UConnMLHI_UKBiobankProject
Installation
Installation via pip (Not done yet)
$ pip install UConnMLHI_UKBiobankProject --user
$ sudo pip install UConnMLHI_UKBiobankProject
Manual Installation
$ git clone https://github.com/xinyuwang1209/UConnMLHI_UKBiobankProject
$ cd UConnMLHI_UKBiobankProject
$ python setup.py install --user
$ sudo python setup.py install
Usage
Load the module
from UConnMLHI_UKBiobankProject import UConnMLHI_UKBiobankProject as UKB
Data_Process
dta2csv: convert dta file into csv format
Set return_df = True, if you want to get the dataframe file beside saving it in csv
df = UKB.Data_Process.dta2csv('/path/to/file',return_df=True)

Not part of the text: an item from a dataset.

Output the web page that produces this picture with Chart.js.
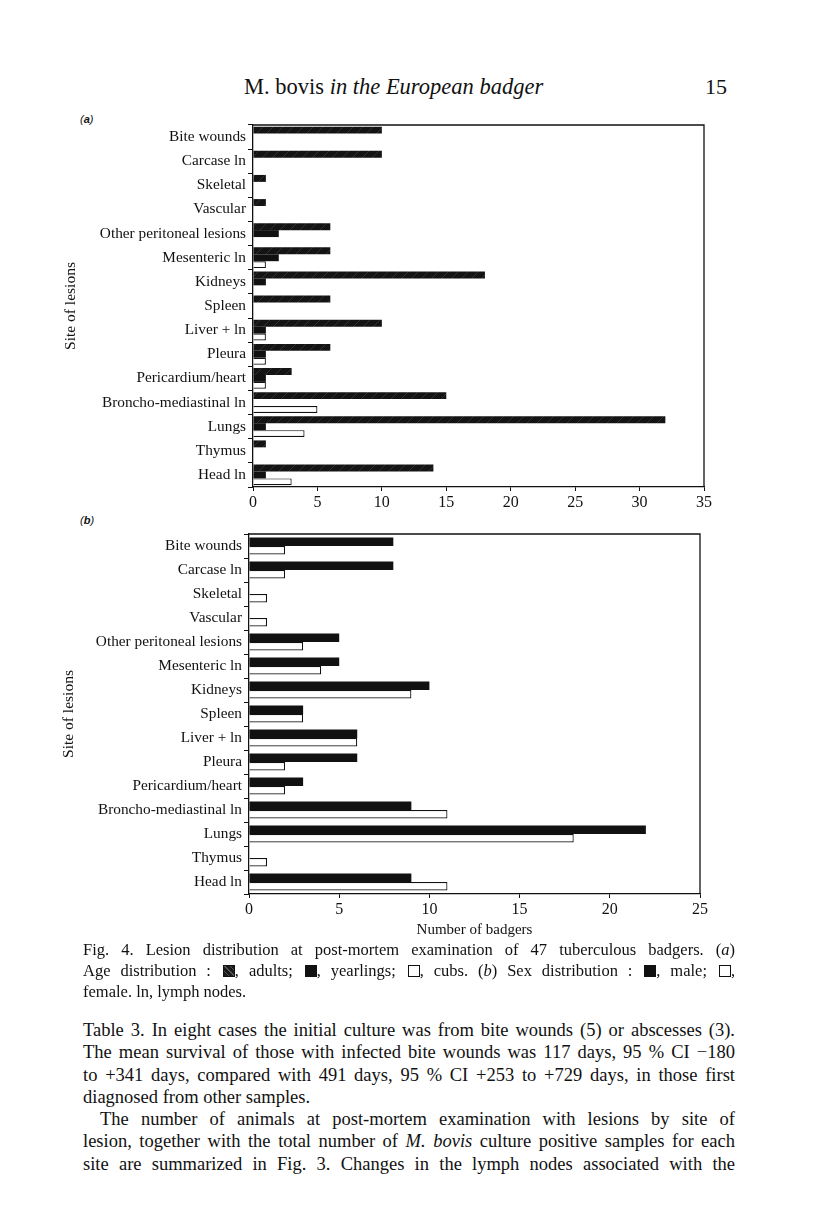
<!DOCTYPE html>
<html>
<head>
<meta charset="utf-8">
<script src="https://cdn.jsdelivr.net/npm/chart.js@4/dist/chart.umd.min.js"></script>
<style>
  body { margin: 0; background: #fff; width: 816px; height: 1230px; position: relative; overflow: hidden;
         font-family: "Liberation Serif", "DejaVu Serif", serif; color: #111; }
  .abs { position: absolute; }
  #header { left: 244px; top: 74px; font-size: 22.5px; white-space: nowrap; }
  #pageno { left: 705px; top: 74px; font-size: 22px; }
  .panel { left: 80px; font-family: "Liberation Sans", sans-serif; font-style: italic; font-size: 11px; }
  .line { text-align: justify; text-align-last: justify; white-space: nowrap; }
  .last { text-align-last: left; }
  #caption { left: 83px; top: 939px; width: 652px; font-size: 16.5px; line-height: 21px; }
  #body { left: 83px; top: 1019px; width: 652px; font-size: 18.5px; line-height: 22.3px; }
  .sq { display: inline-block; width: 10px; height: 10px; border: 1px solid #111; vertical-align: -1px; margin-left: 2px; }
  .sq.hatch { background: repeating-linear-gradient(45deg, #1a1a1a 0 3px, #555 3px 4px); }
  .sq.solid { background: #111; }
  .sq.open { background: #fff; }
  canvas { position: absolute; }
</style>
</head>
<body>
<div id="header" class="abs">M. bovis <i>in the European badger</i></div>
<div id="pageno" class="abs">15</div>
<div class="abs panel" style="top:113px">(<b>a</b>)</div>
<div class="abs panel" style="top:514px">(<b>b</b>)</div>

<div style="position:absolute;left:40px;top:110px;width:680px;height:410px">
  <canvas id="chartA"></canvas>
</div>
<div style="position:absolute;left:40px;top:520px;width:680px;height:425px">
  <canvas id="chartB"></canvas>
</div>

<div id="caption" class="abs">
  <div class="line">Fig. 4. Lesion distribution at post-mortem examination of 47 tuberculous badgers. (<i>a</i>)</div>
  <div class="line">Age distribution : <span class="sq hatch"></span>, adults; <span class="sq solid"></span>, yearlings; <span class="sq open"></span>, cubs. (<i>b</i>) Sex distribution : <span class="sq solid"></span>, male; <span class="sq open"></span>,</div>
  <div class="line last">female. ln, lymph nodes.</div>
</div>

<div id="body" class="abs">
  <div class="line">Table 3. In eight cases the initial culture was from bite wounds (5) or abscesses (3).</div>
  <div class="line">The mean survival of those with infected bite wounds was 117 days, 95 % CI −180</div>
  <div class="line">to +341 days, compared with 491 days, 95 % CI +253 to +729 days, in those first</div>
  <div class="line last">diagnosed from other samples.</div>
  <div class="line" style="padding-left:17px">The number of animals at post-mortem examination with lesions by site of</div>
  <div class="line">lesion, together with the total number of <i>M. bovis</i> culture positive samples for each</div>
  <div class="line">site are summarized in Fig. 3. Changes in the lymph nodes associated with the</div>
</div>

<script>
// --- Data ---
const categories = ['Bite wounds', 'Carcase ln', 'Skeletal', 'Vascular', 'Other peritoneal lesions',
  'Mesenteric ln', 'Kidneys', 'Spleen', 'Liver + ln', 'Pleura', 'Pericardium/heart',
  'Broncho-mediastinal ln', 'Lungs', 'Thymus', 'Head ln'];

// (a) age distribution
const adults    = [10, 10, 1, 1, 6, 6, 18, 6, 10, 6, 3, 15, 32, 1, 14];
const yearlings = [0, 0, 0, 0, 2, 2, 1, 0, 1, 1, 1, 0, 1, 0, 1];
const cubs      = [0, 0, 0, 0, 0, 1, 0, 0, 1, 1, 1, 5, 4, 0, 3];

// (b) sex distribution
const males   = [8, 8, 0, 0, 5, 5, 10, 3, 6, 6, 3, 9, 22, 0, 9];
const females = [2, 2, 1, 1, 3, 4, 9, 3, 6, 2, 2, 11, 18, 1, 11];

const xMaxA = 35;
const xMaxB = 25;
const xStep = 5;

const INK = '#111';
const serif = '"Liberation Serif", "Times New Roman", serif';

// hatched fill for the adults bars (nearly black, faint streaks)
function hatchPattern() {
  const c = document.createElement('canvas');
  c.width = 10; c.height = 10;
  const g = c.getContext('2d');
  g.fillStyle = '#141414';
  g.fillRect(0, 0, 10, 10);
  g.strokeStyle = '#303030';
  g.lineWidth = 1;
  g.beginPath();
  g.moveTo(0, 10); g.lineTo(10, 0);
  g.stroke();
  return g.createPattern(c, 'repeat');
}

// draws the top and right sides of the plot frame
const frame = {
  id: 'frame',
  afterDraw(chart) {
    const { ctx, chartArea: a } = chart;
    ctx.save();
    ctx.strokeStyle = INK;
    ctx.lineWidth = 1.3;
    ctx.beginPath();
    ctx.moveTo(a.left, a.top);
    ctx.lineTo(a.right, a.top);
    ctx.lineTo(a.right, a.bottom);
    ctx.stroke();
    ctx.restore();
  }
};

function makeOptions(xMax, yWidth, xHeight, pad, titleX, titleYPad, showXTitle) {
  return {
    indexAxis: 'y',
    responsive: true,
    maintainAspectRatio: false,
    animation: false,
    layout: { padding: pad },
    plugins: { legend: { display: false }, tooltip: { enabled: false } },
    scales: {
      x: {
        min: 0, max: xMax,
        ticks: { stepSize: xStep, color: INK, font: { family: serif, size: 16 }, padding: 2, maxRotation: 0 },
        grid: { drawOnChartArea: false, drawTicks: true, tickLength: 4, color: INK, lineWidth: 1 },
        border: { color: INK, width: 1.3 },
        title: { display: showXTitle, text: 'Number of badgers', color: INK,
                 font: { family: serif, size: 15 }, padding: { top: 0, bottom: titleX } },
        afterFit(scale) { scale.height = xHeight; }
      },
      y: {
        offset: true,
        ticks: { color: INK, font: { family: serif, size: 15.3 }, padding: 2, autoSkip: false },
        grid: { drawOnChartArea: false, drawTicks: true, tickLength: 5, color: INK, lineWidth: 1, offset: true },
        border: { color: INK, width: 1.3 },
        title: { display: true, text: 'Site of lesions', color: INK,
                 font: { family: serif, size: 15.5 }, padding: { top: titleYPad, bottom: 0 } },
        afterFit(scale) { scale.width = yWidth; }
      }
    }
  };
}

// --- Chart (a) ---
new Chart(document.getElementById('chartA').getContext('2d'), {
  type: 'bar',
  data: {
    labels: categories,
    datasets: [
      { label: 'adults', data: adults, backgroundColor: hatchPattern(), borderColor: INK, borderWidth: 0,
        categoryPercentage: 0.86, barPercentage: 1 },
      { label: 'yearlings', data: yearlings, backgroundColor: INK, borderColor: INK, borderWidth: 0,
        categoryPercentage: 0.86, barPercentage: 1 },
      { label: 'cubs', data: cubs, backgroundColor: '#fff', borderColor: INK, borderWidth: 1.2,
        categoryPercentage: 0.86, barPercentage: 1 }
    ]
  },
  options: makeOptions(xMaxA, 213, 33, { top: 15, right: 16, bottom: 0, left: 0 }, 0, 22, false),
  plugins: [frame]
});

// --- Chart (b) ---
new Chart(document.getElementById('chartB').getContext('2d'), {
  type: 'bar',
  data: {
    labels: categories,
    datasets: [
      { label: 'male', data: males, backgroundColor: INK, borderColor: INK, borderWidth: 0,
        categoryPercentage: 0.7, barPercentage: 1 },
      { label: 'female', data: females, backgroundColor: '#fff', borderColor: INK, borderWidth: 1.2,
        categoryPercentage: 0.7, barPercentage: 1 }
    ]
  },
  options: makeOptions(xMaxB, 209, 51, { top: 14, right: 20, bottom: 0, left: 0 }, 6, 20, true),
  plugins: [frame]
});
</script>
</body>
</html>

Set return_df = False if you only want to save the data into csv format
UKB.Data_Process.dta2csv('/path/to/file',return_df)
ICD_parser: Select Disease IDs from ICD9/ICD10 using keywords or nodes
File 'coding87.tsv' is the hierarchical tree-structured dictionary for ICD9
File 'coding19.tsv' is the hierarchical tree-structured dictionary for ICD10
For example, to get all diseases in ICD10 with keyword 'alzheimer' plus all diseases in node 6 (the category of all the diseases of the nervous system):
ICDs, keyword_dict, node_dict = UKB.Data_Process.ICD_parser('/path/to/coding19.tsv',keywords=['alzheimer'],nodes=[6])
select_healthy_subjects: Select healthy subject using disease IDs from ICD_parser
For example, to get the subjects who does not have alzheimer or any other nervous system diseases:
df = pd.read_csv('Data_Diagnosis.csv', low_memory=False)
icd = 10
ICDs, _, _ = UKB.Data_Process.ICD_parser('/path/to/coding19.tsv',keywords=['alzheimer'],nodes=[6])
healthy_subjects, unhealthy_subjects = UKB.Data_Process.select_healthy_subjects(df,ICDs,icd=icd)